Sufi chant refers to the vocal devotional practices (dhikr, ḥadra, inshād, ilāhī, samaʿ) used by Sufi orders to remember God through the repetition of divine names, litanies, and poetic texts.
It is primarily voice-led, often unaccompanied or supported by sparse percussion (frame drum/duff, riqq) and occasionally by modal instruments (ney, oud). Melodies draw on regional modal systems (e.g., maqam in the Middle East, dastgah in Iran, raga/raga-like frameworks in South Asia) and are delivered with melismatic ornamentation and flexible rhythm that intensifies toward ecstatic climax.
Chant can be responsorial (call-and-response between a leader and a chorus) or communal unison.

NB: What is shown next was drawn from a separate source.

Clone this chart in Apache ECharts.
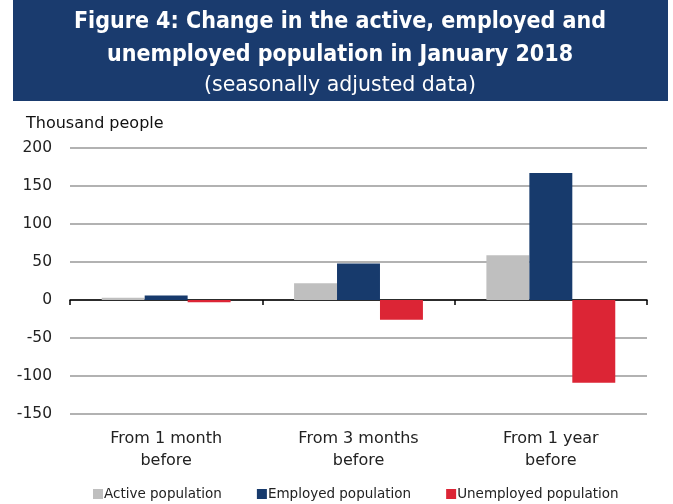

Its texts range from Qurʾanic invocations and the Beautiful Names of God to Sufi poetry by figures such as Rumi, Hafez, and al-Busiri (e.g., Qaṣīdat al-Burda). Though styles vary from Egypt to Turkey, Morocco, Iran, and South Asia, the shared aim is spiritual remembrance and transformation through sound.
Sufi chant emerged from the earliest mystical currents of Islam, when ascetics in Basra and Baghdad practiced vocal remembrance (dhikr) and intoned litanies and Qurʾanic passages to cultivate presence. As Sufi thought matured, collective practices of dhikr and samaʿ (spiritual audition) coalesced, using voice as a vehicle for contemplation and ecstasy.
The rise of formal ṭuruq (orders)—such as the Qadiriyya (Baghdad), the Shadhiliyya (North Africa), the Mevlevi (Anatolia), and later the Chishtiyya (South Asia)—standardized ritual structures and repertories. Each region adapted chant to local modal theory and prosody: Arabic maqam practices in the Levant and Egypt; Ottoman-Turkish Mevlevi ceremonies integrating ilāhī and naʿt; Persian devotional poetry within dastgah; and South Asian samaʿ framed by Hindustani aesthetics.
Brotherhoods like the ʿAissawa and Hamadsha in Morocco developed powerful group dhikr with polyrhythmic percussion and antiphonal chants. In Egypt and Syria, mosque-based munshidīn refined inshād with virtuosic melisma. Across the Ottoman domains, Mevlevi ceremonies formalized liturgical sequences, while Persian and Central Asian circles blended poetic recitation with chant-like melodic declamation.
Field recordings, festivals, and intercultural ensembles (e.g., Syrian and Turkish groups, Moroccan brotherhoods on international stages) carried Sufi chant worldwide. Contemporary munshidīn and ensembles perform traditional litanies in concert spaces, while some artists fuse chant with contemporary instrumentation. Despite modernization, the core remains devotional: repetitive, text-centered vocal music that guides participants from stillness to communal ecstasy.